For our second _Tuesday Blog_ for January, I have another _Once Upon the Internet_ post for your enjoyment, this time a downloaded from the Japanese site _Public Domain Classic_ a few years back.

In a past PTB post, I discussed how in 1890 *Johannes Brahms* vowed to retire from composing, and how this plan turned out to be short lived.

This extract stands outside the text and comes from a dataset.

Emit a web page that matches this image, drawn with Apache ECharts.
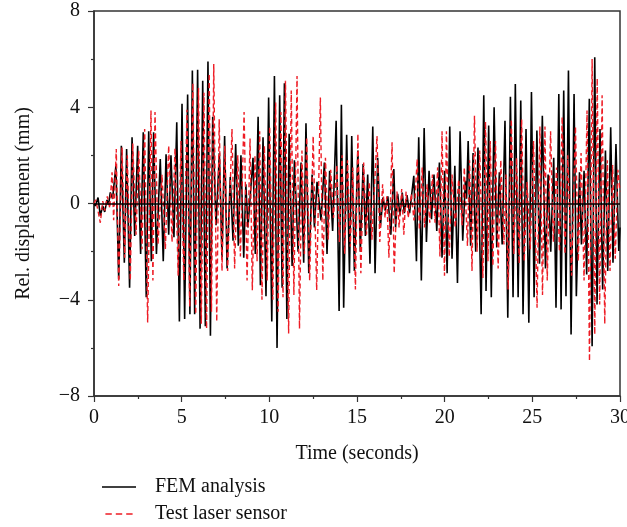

In January 1891 he made a trip to Meiningen for an arts festival and was captivated by performances of the *Weber* Clarinet Concerto No. 1 and the *Mozart* Clarinet Quintet. The solo clarinetist was Richard Mühlfeld, and Brahms began a fond friendship with the man whose playing he so admired. The beautiful tone of the instrument inspired him to begin composing again less than a year after he retired. The fruits of their friendship were _four_ remarkable additions to the still modest clarinet repertoire of that time.

This week, I will be featuring all four of these works - indeed, in my _Friday Podcast_ I have programmed the clarinet quintet, and in this post, I have lined up the two clarinet sonatas and the clarinet trio, all three works featuring the late great Austrian clarinetist Leopold Wlach (1902-1955), whose primary claim was a long-standing seat in the venerable Vienna Philharmonic Orchestra.








In the summer of 1894 at his Bad Ischl retreat, Brahms completed the sonatas that form his op. 120 (and the last chamber pieces Brahms wrote before his death). These are considered two of the great masterpieces in the clarinet repertoire. Brahms' experience in writing his Clarinet Quintet three years earlier led him to compose the sonatas for clarinet and piano because he preferred the sound of that combination over that of clarinet with strings. The form of the clarinet sonata was largely undeveloped until after the completion of these sonatas, after which the combination of clarinet and piano was more readily used in composers' new works.

In this 1953 mono recording, Mr. Wlach is partnered with Austrian pianist and regular on our Blog, Jörg Demus.

When we think of the "classical" piano trio, we think _piano, violin and cello_. However, Brahms' op. 114 trio is written for a less travelled combination: _clarinet, piano, and cello_, and is one of the very few in that genre to have entered the standard repertoire. In spite of this unusual instrumentation, music historians and scholars don't view this trio as a highlight of Brahms' chamber repertoire.

The overall mood of the piece is somber but includes both romantic and introspective qualities. It also incorporates a considerable amount of arpeggio patterns in its theme, complimented by conversation like passages in the upper register of the cello. The first performance of the trio (December 12th, 1891) featured Mühlfeld with Robert Hausmann on cello and Brahms himself on piano. In the featured 1952 mono recording, Wlach is partnered with cellist Franz Kvarda and pianist Franz Holetschek.

Happy Listening!

*Johannes BRAHMS (1833-1897)*
Clarinet Sonata in F Minor, op. 120, no. 1
Clarinet Sonata in E-Flat Major, op. 120, no. 2
Leopold Wlach, clarinet
Jörg Demus, piano
(Originally released as Westminster ‎- W-9023)

Clarinet Trio in A Minor, op. 114
Leopold Wlach, clarinet
Franz Kvarda, cello
Franz Holetschek, piano
(Originally released as Side B of Westminster ‎- W-9017)

IA Link - https://archive.org/details/09ClarinetTrioInAMinorOp.114


----------